If My Marriage License was Never Registered Do I Have to File for Divorce?

If My Marriage License was Never Registered Do I Have to File for Divorce?

Last updated: September 2009

The following questions were submitted to John Roska, an attorney/writer whose weekly newspaper column, "Q&A: The Law," runs in the St. Louis Post-Dispatch (Illinois Edition) and the Champaign News Gazette.  This article was published on September 15, 2009.

Q:    I want to know if I’m married, and I need to get divorced.  Several years ago, my “spouse” and I got a marriage license, got married in front a judge, but never registered the license at the County Clerk’s.  We lost the license, and there’s no record of it being registered anywhere.  If we don’t want to be married anymore, do we need to get divorced?
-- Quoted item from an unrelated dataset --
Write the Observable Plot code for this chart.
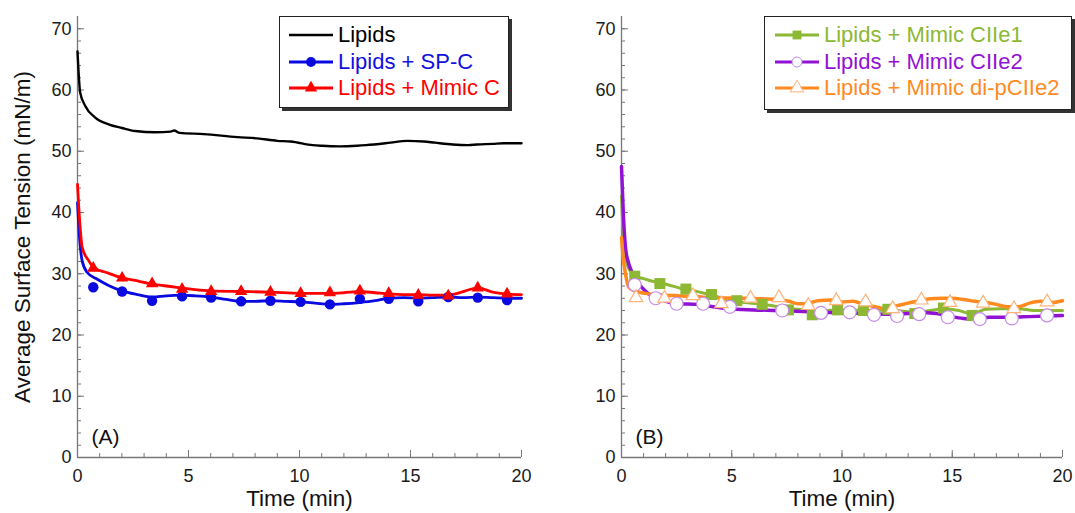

A:    A valid marriage must be “licensed, solemnized and registered.”  You’ve got two out of three, so you’re pretty close.  Those factors, combined with the fact that you apparently meant to be married, probably tips the balance toward marriage. 

If you want to be sure you’re not married, you can get divorced.  Only your “spouse” could try to fight your attempt to dissolve what you thought might be a valid marriage.
 
Part II of the Illinois Marriage and Dissolution of Marriage Act covers Marriage.  The very first section covers “formalities.”  It says:  “A marriage between a man and a woman licensed, solemnized and registered as provided in this Act is valid in this State.”

So, “licensed, solemnized and registered” are the three key ingredients of a valid Illinois marriage.

No Illinois court case deals with what happens when the registration ingredient is missing.  But, cases dealing with disputed marriages seem pretty pro-marriage.   Doubts about whether a couple is married tend to be resolved in favor of them being married—as long as they’re not the same sex. 

Going back to 1885, the Illinois Supreme Court said that “when a marriage is shown . . . the law raises a strong presumption in favor of its legality.”  They also said that “the burden is with the party objecting to its validity to prove that it is not valid.”

Another old Supreme Court case said:  “When the celebration of a marriage is once shown, the contract of marriage, the capacity of the parties, and, in fact, everything necessary to the validity of the marriage, in the absence of proof to the contrary, will be presumed.”

Other cases say that a marriage isn’t invalidated just because the person who “solemnized” it turned out not to have the legal or religious authority to perform marriages.  This suggests that a missing ingredient doesn’t necessarily mean you’re not married.

To resolve any doubt, you could file for divorce.  If your “spouse” contested, by claiming you’re not married, a judge would make the call.  The decision would be either (a) you’re married, and can get divorced; or (b) you’re not married, and don’t need a divorce.  If you’re “spouse” doesn’t want to be married, objecting to a divorce would just complicate things for you both.

Disputes about the validity of marriages, or the validity of divorces, seem to arise when somebody dies, and somebody else wants to inherit.  Then, heirs claim a widow was never validly married, and can’t inherit. Or, ex-spouses claim they were never really divorced, so they still get a spouse’s share.

In your case, if you simply decided for yourself that you weren’t married, and did nothing, your “spouse” could turn up later to try to claim a share of your estate.  Or, you could claim a share of theirs.  Then, a probate judge, rather than a divorce judge, could sort out the validity of your marriage.